Many enterprises have complained that the amount of social insurance deductions firms have to pay has put too heavy a financial load on them, and many countries have adopted a temporary reduction of these in response to unemployment pressure. For example, the 2009 American Recovery and Reinvestment Act has temporarily exempted enterprises from unemployment insurance fees, Singapore slashed its accumulation fund by 10 percent during the Asian Financial Crisis, and Germany’s social insurance rate for enterprises is adjusted along with economic fluctuations. In recent years, China reduced the social insurance rate for enterprises several times – Shanghai and Harbin, capital of Heilongjiang Province, for example, reduced the pension insurance rate for enterprises from 22 to 20 percent of each employee’s monthly wage, and Xiamen, in East China’s Fujian Province, reduced it from 14 to 12 percent. Yet, China’s current social insurance rate is still high compared to that of some other countries, leading many enterprises and local governments to bend the rules by different means.
According to the information I have, Chinese enterprises’ actual average insurance rate is more than 10 percent lower than the statutory one. Worse, the different insurance rates have further widened regional gaps and violated the “law of large numbers” that social insurance should abide by, making it even harder for enterprises in traditional industrial regions to compete with those in new ones. So I suggest the government further reduce the social insurance rate and standardise it between different provinces and municipalities, with State capital being used to fill regional deficits, if any. this is standard international practice adopted by most countries. Premier Li Keqiang said we have to pluck up our courage to break up the interest groups that may block the reform.

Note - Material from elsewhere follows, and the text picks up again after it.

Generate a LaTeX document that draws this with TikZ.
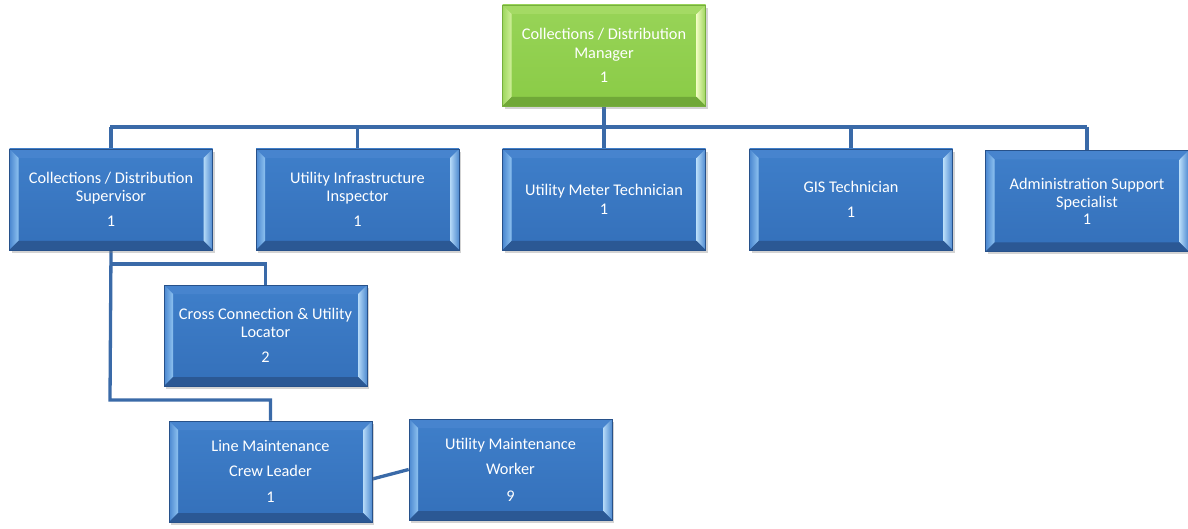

Consigning ‘Migrant Workers’ to History
For a long time, migrant workers – a Chinese term for people who move from predominantly rural areas to urban areas for work – are often not counted among employment statistics. People used to regard this group of people as a unique stabiliser for China’s labour market – when there were fewer jobs in urban areas, millions of migrant workers would return home until urban job markets picked up. But this situation has radically changed as migrant workers have become a mainstay of the urban employed population. A 2017 survey by the All-China Federation of Trade Unions (ACFTU) showed that 42 percent of ACFTU members were migrant workers. Data from the Ministry of Human Resources and Social Insurance also showed that in 2017, China was home to 286.3 million migrant workers, making up more than 67 percent of total employed people in urban areas. More importantly, half of the migrant workers are younger, who unlike their forebears, know little about farm work and are therefore unwilling to return to rural areas, even if there is a lack of urban jobs.
Many new-generation migrant workers identify as an inhabitant of the city they live in, and such a sense of identity will increase as the population keeps expanding – compared to 2016, the number of nextgeneration migrant workers reportedly rose by 2.4 percent in 2017. Against this backdrop, we must pay increased attention to the employment rate of migrant workers and strictly appraise how they are impacted by the Sino-US trade conflict and the industrial structural adjustment which has led to job losses. I think the ultimate solution to the migrant worker issue is to make them official citizens of urban areas, as the central government has reiterated. I hope this will speed up in the 13th Five-Year Plan (2016-2020), and by the 14th Five- Year Plan (2021-2025), the term “migrant worker” will be consigned to history.